Ni sable chaud ni bon air de la montagne. En 1999, plus de 23 millions de Français (près de 40 % de la population) n’ont pas pris le chemin des vacances. Le modèle véhiculé par les médias, qui voudrait qu’une part croissante de la population passe l’été à la plage et l’hiver à la montagne, tout en pratiquant quelques escapades le reste de l’année, ne correspond pas à la réalité vécue par une grande majorité de Français.
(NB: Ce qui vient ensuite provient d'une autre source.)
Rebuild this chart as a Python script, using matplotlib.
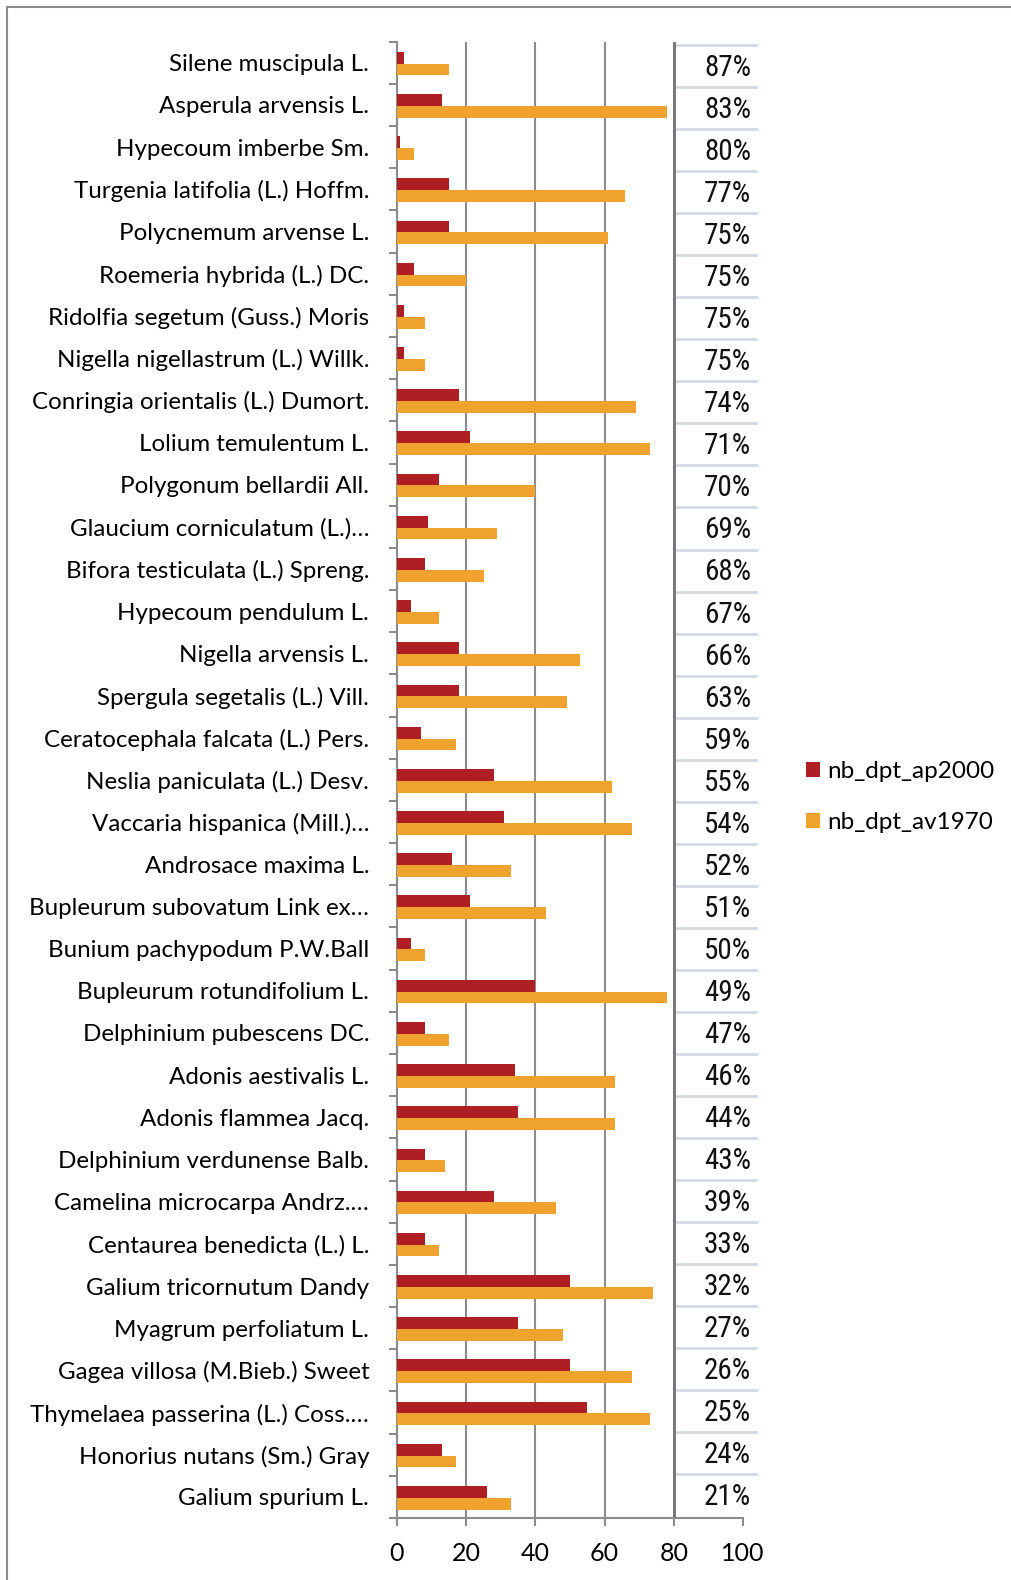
import matplotlib.pyplot as plt
from matplotlib.lines import Line2D

especes = [
    'Silene muscipula L.', 'Asperula arvensis L.', 'Hypecoum imberbe Sm.',
    'Turgenia latifolia (L.) Hoffm.', 'Polycnemum arvense L.',
    'Roemeria hybrida (L.) DC.', 'Ridolfia segetum (Guss.) Moris',
    'Nigella nigellastrum (L.) Willk.', 'Conringia orientalis (L.) Dumort.',
    'Lolium temulentum L.', 'Polygonum bellardii All.',
    'Glaucium corniculatum (L.)…', 'Bifora testiculata (L.) Spreng.',
    'Hypecoum pendulum L.', 'Nigella arvensis L.',
    'Spergula segetalis (L.) Vill.', 'Ceratocephala falcata (L.) Pers.',
    'Neslia paniculata (L.) Desv.', 'Vaccaria hispanica (Mill.)…',
    'Androsace maxima L.', 'Bupleurum subovatum Link ex…',
    'Bunium pachypodum P.W.Ball', 'Bupleurum rotundifolium L.',
    'Delphinium pubescens DC.', 'Adonis aestivalis L.', 'Adonis flammea Jacq.',
    'Delphinium verdunense Balb.', 'Camelina microcarpa Andrz.…',
    'Centaurea benedicta (L.) L.', 'Galium tricornutum Dandy',
    'Myagrum perfoliatum L.', 'Gagea villosa (M.Bieb.) Sweet',
    'Thymelaea passerina (L.) Coss.…', 'Honorius nutans (Sm.) Gray',
    'Galium spurium L.',
]
nb_dpt_ap2000 = [2, 13, 1, 15, 15, 5, 2, 2, 18, 21, 12, 9, 8, 4, 18, 18, 7, 28,
                 31, 16, 21, 4, 40, 8, 34, 35, 8, 28, 8, 50, 35, 50, 55, 13, 26]
nb_dpt_av1970 = [15, 78, 5, 66, 61, 20, 8, 8, 69, 73, 40, 29, 25, 12, 53, 49, 17,
                 62, 68, 33, 43, 8, 78, 15, 63, 63, 14, 46, 12, 74, 48, 68, 73,
                 17, 33]
pct_perte = [87, 83, 80, 77, 75, 75, 75, 75, 74, 71, 70, 69, 68, 67, 66, 63, 59,
             55, 54, 52, 51, 50, 49, 47, 46, 44, 43, 39, 33, 32, 27, 26, 25, 24,
             21]

ROUGE = '#ae1f23'
ORANGE = '#f0a22f'
GRIS = '#8c8c8c'

plt.rcParams['font.family'] = ['Lato', 'DejaVu Sans']

W, H = 1012, 1580
fig = plt.figure(figsize=(W / 100, H / 100), dpi=100)
ax = fig.add_axes([397 / W, 1 - 1518 / H, 346 / W, (1518 - 41.7) / H])

n = len(especes)
y = list(range(n))
h = 0.28
ax.barh([i - 0.12 for i in y], nb_dpt_ap2000, height=h, color=ROUGE,
        label='nb_dpt_ap2000', zorder=3)
ax.barh([i + 0.16 for i in y], nb_dpt_av1970, height=h, color=ORANGE,
        label='nb_dpt_av1970', zorder=3)

ax.set_xlim(0, 100)
ax.set_ylim(n - 0.5, -0.5)

# quadrillage vertical, la ligne 80 plus marquee
for gx in (20, 40, 60):
    ax.axvline(gx, color=GRIS, lw=1.5, zorder=1)
ax.axvline(80, color='#7a7a7a', lw=2.2, zorder=1)

for s in ('top', 'right'):
    ax.spines[s].set_visible(False)
for s in ('left', 'bottom'):
    ax.spines[s].set_color(GRIS)
    ax.spines[s].set_linewidth(1.5)

ax.set_xticks([0, 20, 40, 60, 80, 100])
ax.tick_params(axis='x', length=6, width=1.5, color=GRIS, labelsize=18, pad=11)

# graduations entre les categories, noms au centre
ax.set_yticks([i - 0.5 for i in range(n + 1)])
ax.set_yticklabels([])
ax.tick_params(axis='y', which='major', length=6, width=1.5, color=GRIS)
ax.set_yticks(y, minor=True)
ax.set_yticklabels(especes, minor=True)
ax.tick_params(axis='y', which='minor', length=0, labelsize=17.4, pad=20)

# colonne des pourcentages (lignes un peu plus serrees que le graphique)
for k in range(n):
    yk = k - 0.5 + 0.08 - 0.115 * k / (n - 1)
    ax.plot([80.9, 103.8], [yk, yk], color='#d3dae5', lw=2,
            clip_on=False, zorder=2)
for i, p in enumerate(pct_perte):
    ax.text(102.3, i + 0.13 * (1 - i / (n - 1)), f'{p}%', ha='right',
            va='center', fontsize=21, fontstretch='condensed', color='#111111',
            family=['Roboto Condensed', 'Liberation Sans Narrow', 'DejaVu Sans'],
            clip_on=False)

fig.legend(loc='center left', bbox_to_anchor=(806 / W, 1 - 797 / H),
           frameon=False, fontsize=17.5, handlelength=0.58, handleheight=0.58,
           handletextpad=0.3, labelspacing=1.25, borderpad=0, borderaxespad=0)

# cadre
fig.add_artist(Line2D([7 / W, 7 / W], [0, 1 - 7 / H], color=GRIS, lw=1.5))
fig.add_artist(Line2D([7 / W, 1], [1 - 7 / H, 1 - 7 / H], color=GRIS, lw=1.5))

fig.savefig('out.png', dpi=100)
Plus grave, la tendance est même à la stagnation du taux de départ (a) : « Après des décennies de croissance régulière, la proportion de ceux qui partent en vacances stagne depuis les années 90 », observe Cécile Rouquette, auteur d’une étude de l’Insee sur ce sujet (voir « Pour en savoir plus »). « Employés et ouvriers partent moins aujourd’hui qu’il y a cinq ans et nettement moins qu’il y a dix ans », poursuit-elle.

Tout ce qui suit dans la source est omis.